• _TASK DESCRIPTION_: Print, please, exactly and only the lines between the line holding "Reproduce this diagram with TikZ." and the line holding "(824,9) -- (824,510);", inclusive, omitting any pictures.

── DATASET ENTRIES ──

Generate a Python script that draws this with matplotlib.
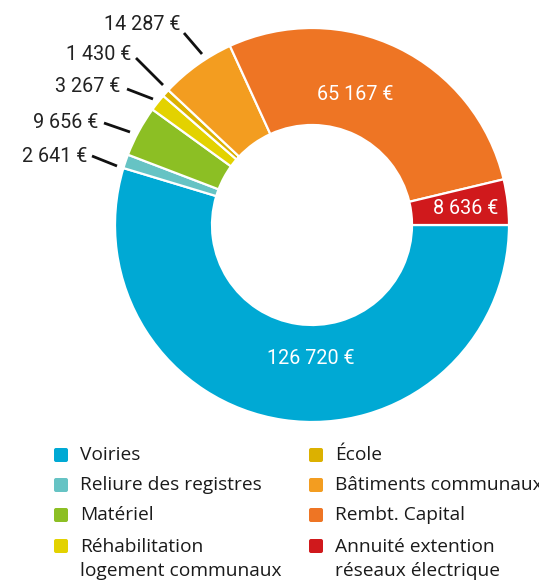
import matplotlib.pyplot as plt
from matplotlib.patches import FancyBboxPatch

W, H = 539, 583

labels = ["Voiries", "Reliure des registres", "Matériel",
          "Réhabilitation\nlogement communaux", "École",
          "Bâtiments communaux", "Rembt. Capital",
          "Annuité extention\nréseaux électrique"]
values = [126720, 2641, 9656, 3267, 1430, 14287, 65167, 8636]
colors = ["#00a9d4", "#66c3c4", "#8cbf24", "#e3d200", "#dcb100",
          "#f39d20", "#ee7524", "#d0191c"]


def fmt(v):
    return "{:,}".format(v).replace(",", " ") + " €"


def Y(py):
    # pixel row -> data y
    return H - py


fig = plt.figure(figsize=(W / 100, H / 100), dpi=100)
ax = fig.add_axes([0, 0, 1, 1])

ax.pie(values, colors=colors, startangle=0, counterclock=False,
       radius=197, center=(312, Y(225)),
       wedgeprops=dict(width=97, edgecolor="white", linewidth=1.6))
ax.set_xlim(0, W)
ax.set_ylim(0, H)
ax.set_aspect("equal", adjustable="box")
ax.axis("off")

# values written inside the ring
inside = {0: (311, 359), 6: (355, 94), 7: (466, 208)}
for i, (x, y) in inside.items():
    ax.text(x, Y(y), fmt(values[i]), color="white", fontsize=14.2,
            family="Roboto", ha="center", va="center")

# values outside with a leader line: (text right edge, text y, line start, line end)
outside = {
    5: (181, 25, (184, 33), (202, 54)),
    4: (131, 55, (136, 58), (163, 85)),
    3: (120, 87, (127, 89), (153, 99)),
    2: (98, 123, (104, 123), (130, 132)),
    1: (87, 157, (92, 156), (117, 166)),
}
for i, (tx, ty, p0, p1) in outside.items():
    ax.text(tx, Y(ty), fmt(values[i]), color="#222222", fontsize=14.2,
            family="Roboto", ha="right", va="center")
    ax.plot([p0[0], p1[0]], [Y(p0[1]), Y(p1[1])], color="#111111", lw=2,
            solid_capstyle="butt")

# legend drawn by hand, two columns
col_x = [53, 308]
row_y = [455, 485, 515, 546]
for i, (lab, c) in enumerate(zip(labels, colors)):
    cx = col_x[i // 4]
    ry = row_y[i % 4]
    ax.add_patch(FancyBboxPatch((cx + 1, Y(ry) - 7), 14, 14,
                                boxstyle="round,pad=0,rounding_size=2",
                                fc=c, ec="none"))
    ax.text(cx + 27, Y(ry) + 8.5, lab, fontsize=13.8, family="Open Sans",
            color="#1a1a1a", ha="left", va="top", linespacing=1.5)

fig.savefig("out.png", dpi=100)
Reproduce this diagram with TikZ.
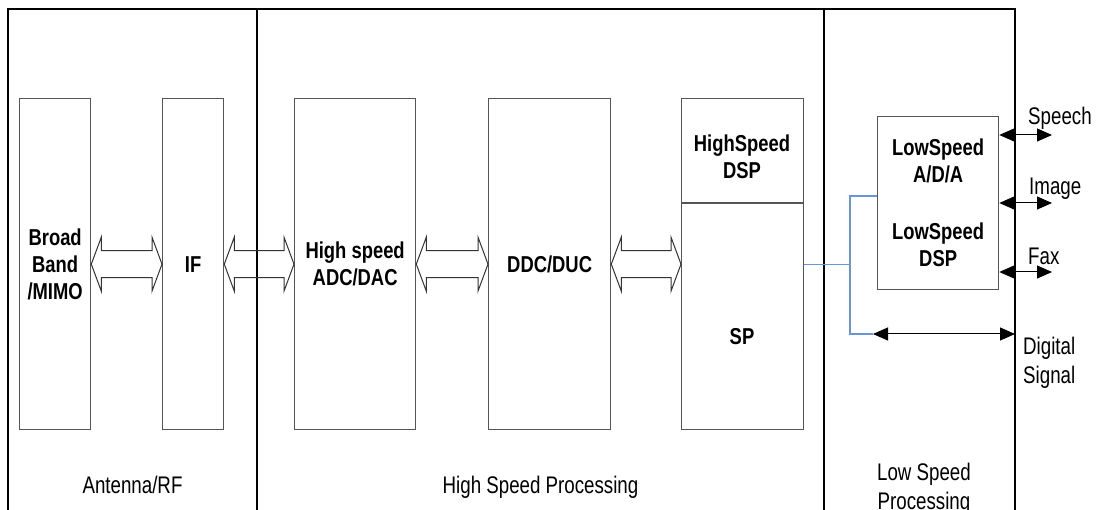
\documentclass[tikz,border=0pt]{standalone}
\usepackage{fontspec}
\setmainfont{Liberation Sans}
\newfontfamily\narrowfont[FakeStretch=0.78]{Liberation Sans}
\newfontfamily\narrowbold[FakeStretch=0.8]{Liberation Sans Bold}
\usetikzlibrary{calc,arrows.meta}
\definecolor{boxgray}{RGB}{85,85,85}
\definecolor{linkblue}{RGB}{105,148,215}
\tikzset{
  frame/.style={draw=black, line width=2pt},
  box/.style={draw=boxgray, line width=1.3pt, inner sep=0pt, anchor=north west,
    font=\narrowbold\fontsize{23}{27}\selectfont, align=center},
  boldtxt/.style={inner sep=0pt, font=\narrowbold\fontsize{23}{27}\selectfont, align=center},
  lbl/.style={inner sep=0pt, font=\narrowfont\fontsize{24}{29}\selectfont},
  harrow/.style={draw=black!80, line width=1pt, line join=miter},
  sig/.style={draw=black, line width=1pt,
    {Triangle[length=15pt,width=13pt]}-{Triangle[length=15pt,width=13pt]}},
  blueline/.style={draw=linkblue, line width=1.2pt}
}
\newcommand\hollowarrow[2]{%
  \draw[harrow] let \p1=(#1.east), \p2=(#2.west) in
    (\x1,\y1) -- (\x1+10pt,\y1+27pt) -- (\x1+10pt,\y1+13.5pt) -- (\x2-10pt,\y1+13.5pt)
    -- (\x2-10pt,\y1+27pt) -- (\x2,\y1) -- (\x2-10pt,\y1-27pt) -- (\x2-10pt,\y1-13.5pt)
    -- (\x1+10pt,\y1-13.5pt) -- (\x1+10pt,\y1-27pt) -- cycle;}
\begin{document}
\begin{tikzpicture}[x=1pt,y=-1pt]
\useasboundingbox[fill=white] (0,0) rectangle (1096,510);

% outer frame and section dividers
\draw[frame] (8,510) -- (8,9) -- (1015,9) -- (1015,510);
\draw[frame] (257,9) -- (257,510);
\draw[frame] (824,9) -- (824,510);

% blocks
\node[box, minimum width=71pt, minimum height=331pt] (bb) at (19,98) {Broad\\Band\\/MIMO};
\node[box, minimum width=61pt, minimum height=331pt] (if) at (162,98) {IF};
\node[box, minimum width=121pt, minimum height=331pt] (adc) at (294,98) {High speed\\ADC/DAC};
\node[box, minimum width=122pt, minimum height=331pt] (ddc) at (488,98) {DDC/DUC};
\node[box, minimum width=122pt, minimum height=331pt] (sp) at (681,98) {};
\draw[draw=boxgray, line width=1.3pt] (sp.west |- 0,203) -- (sp.east |- 0,203);
\node[boldtxt] (spa) at (742,157) {HighSpeed\\DSP};
\node[boldtxt] (spb) at (742,337) {SP};
\node[box, minimum width=121pt, minimum height=173pt] (ls) at (877,116)
  {LowSpeed\\A/D/A\\[30pt]LowSpeed\\DSP};

% hollow double arrows
\hollowarrow{bb}{if}
\hollowarrow{if}{adc}
\hollowarrow{adc}{ddc}
\hollowarrow{ddc}{sp}

% blue links
\coordinate (jt) at (850,196);
\coordinate (jb) at (850,334);
\coordinate (ds) at (873,334);
\coordinate (dse) at (1015,334);
\draw[blueline] (sp.east) -- (sp.east -| jt);
\draw[blueline] (ds) -- (jb) -- (jt) -- (jt -| ls.west);
\draw[sig] (ds) -- (dse);

% outputs
\coordinate (o1) at (1052,135);
\coordinate (o2) at (1052,203);
\coordinate (o3) at (1052,272);
\draw[sig] (ls.east |- o1) -- (o1);
\draw[sig] (ls.east |- o2) -- (o2);
\draw[sig] (ls.east |- o3) -- (o3);

% labels
\node[lbl, anchor=base west] (speech) at (1028,125) {Speech};
\node[lbl, anchor=base west] (image) at (1029,195) {Image};
\node[lbl, anchor=base west] (fax) at (1028,265) {Fax};
\node[lbl, anchor=north west, align=left] (digital) at (1023,337) {Digital\\Signal};
\node[lbl, anchor=base] (rf) at (132.5,494) {Antenna/RF};
\node[lbl, anchor=base] (hsp) at (540.5,494) {High Speed Processing};
\node[lbl, anchor=north, align=center] (lsp) at (924,463) {Low Speed\\Processing};
\end{tikzpicture}
\end{document}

───

• _RESULT_:
Reproduce this diagram with TikZ.
\documentclass[tikz,border=0pt]{standalone}
\usepackage{fontspec}
\setmainfont{Liberation Sans}
\newfontfamily\narrowfont[FakeStretch=0.78]{Liberation Sans}
\newfontfamily\narrowbold[FakeStretch=0.8]{Liberation Sans Bold}
\usetikzlibrary{calc,arrows.meta}
\definecolor{boxgray}{RGB}{85,85,85}
\definecolor{linkblue}{RGB}{105,148,215}
\tikzset{
  frame/.style={draw=black, line width=2pt},
  box/.style={draw=boxgray, line width=1.3pt, inner sep=0pt, anchor=north west,
    font=\narrowbold\fontsize{23}{27}\selectfont, align=center},
  boldtxt/.style={inner sep=0pt, font=\narrowbold\fontsize{23}{27}\selectfont, align=center},
  lbl/.style={inner sep=0pt, font=\narrowfont\fontsize{24}{29}\selectfont},
  harrow/.style={draw=black!80, line width=1pt, line join=miter},
  sig/.style={draw=black, line width=1pt,
    {Triangle[length=15pt,width=13pt]}-{Triangle[length=15pt,width=13pt]}},
  blueline/.style={draw=linkblue, line width=1.2pt}
}
\newcommand\hollowarrow[2]{%
  \draw[harrow] let \p1=(#1.east), \p2=(#2.west) in
    (\x1,\y1) -- (\x1+10pt,\y1+27pt) -- (\x1+10pt,\y1+13.5pt) -- (\x2-10pt,\y1+13.5pt)
    -- (\x2-10pt,\y1+27pt) -- (\x2,\y1) -- (\x2-10pt,\y1-27pt) -- (\x2-10pt,\y1-13.5pt)
    -- (\x1+10pt,\y1-13.5pt) -- (\x1+10pt,\y1-27pt) -- cycle;}
\begin{document}
\begin{tikzpicture}[x=1pt,y=-1pt]
\useasboundingbox[fill=white] (0,0) rectangle (1096,510);

% outer frame and section dividers
\draw[frame] (8,510) -- (8,9) -- (1015,9) -- (1015,510);
\draw[frame] (257,9) -- (257,510);
\draw[frame] (824,9) -- (824,510);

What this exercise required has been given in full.